Karan Johar may have had highs and lows as a filmmaker, but he never stumbles when it comes to his aesthetic. Watching his movies, the beauty feels instinctual instead of artificial, a feat even most experienced directors struggle with. What most viewers are tempted to dismiss that as superficial fluff is actually an important aspect of character building.
Johar is one of Bollywood’s biggest fashion icons because he understands the emotional connection that goes into a person’s style. In his work, he uses clothing with meaning, informing us more about the character without using any words. The prominently featured makeovers don’t feel hollow, statement looks don’t seem out of place. He makes beauty feel alive and lived in.
‘Kabhi Khushi Kabhie Gham’ (2001)
Take Poo for example. The frosty pink lipstick, the blow-dried hair, silver accessories paired with a pink crop top with the angled hem. Am I describing her introduction outfit or the iconic ‘Bole Chudiyan’ lehnga? This consistency is what sets Poo’s styling apart and so true to herself. Poo is very unapologetically confident in who she is, and it reflects in how she dresses. Her western and desi styles aren’t disconnected, they are guided by her personality. Years later, she’s still the definition of the ultimate It Girl, not out of luck, but due to the thought and care put behind bringing her to life on the big screen.
‘Kal Ho Naa Ho’ (2003)
“Nice dress!”, “Nice tie!”. In ‘Kal Ho Naa Ho’, Johar uses clothing to show Naina and Rohit’s struggles with love. The red dress and red tie that they have developed an aversion to due to heartbreak, later become gifts by the person who they are beginning to heal with. The dress also marks how much Naina’s perspective towards life has changed. Reflecting back to the beginning of the film, it would have been hard to imagine that Naina in a bright, cheery red dress, but as she learns to find happiness in small moments, her choice of clothing seems perfect. The makeover, as a result, doesn’t feel superficial, but is organic.
‘Lust Stories’ (2018)
Johar’s part in ‘Lust Stories’ begins with gazing at the sari. Megha’s drape, contrasted with Rekha’s. The story explores a woman’s sexuality, but by framing it around the way Megha wears her sari, it becomes less about her sexual awakening and more about her growing more comfortable in her own body. As the film progresses, she learns to disassociate from the requirements and shame society has prescribed to her. Her sari stops being her shield and transforms into an accessory. A minor detail such as her outfit does so much explaining in the 30 minutes of the short film that it really helps focus the narrative.
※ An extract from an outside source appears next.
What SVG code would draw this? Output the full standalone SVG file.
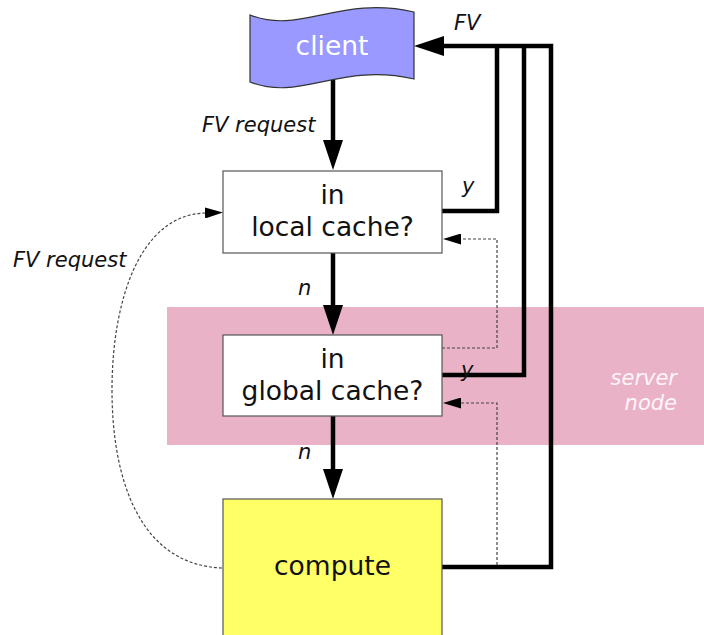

‘Ae Dil Hai Mushkil’ (2016)
The driving force in ‘Ae Dil Hai Mushkil’ is heartbreak. Alizeh, whose heart is still stuck in Lucknow with DJ Ali, roams around London in kurtas, only switching once she finally lets the love of her life go. The one character that experiences the most transformation, however, is Ayan. When he first meets Alizeh, he is trying to portray himself as a smart, sorted young man, but his childish innocence is always peeking through his accessories. He pairs sober colors and fitted Burberry trench coats with t-shirts, backpacks and a wide collection of designer sneakers. By the time Saba comes into his life, Ayan has learnt to embrace that side of him and almost hopes he could go back to the naivety of that time. He ditches the trench coats for more casual jackets and adds a lot more color into his wardrobe. Then finally, when he finds Alizeh again, Ayan opts for warm, cozy clothing just like Alizeh’s new look. Both evoke the comfort of their friendship through their outfits, subliminally reiterating what Alizeh keeps telling Ayan: friendship is calm.
With ‘Takht’, Johar is exploring a new style, one that deviates from the contemporary look he is known for. But Johar understands that at the heart of beauty lies personality and emotion, so despite the change in direction, the intent is still the same. As Bollywood tries to focus more on grit and realism, Johar makes a strong case for the joy of aesthetic. Films are a visual medium, so why not paint a beautiful picture?
Happy birthday, Karan Johar, from Team BizAsia!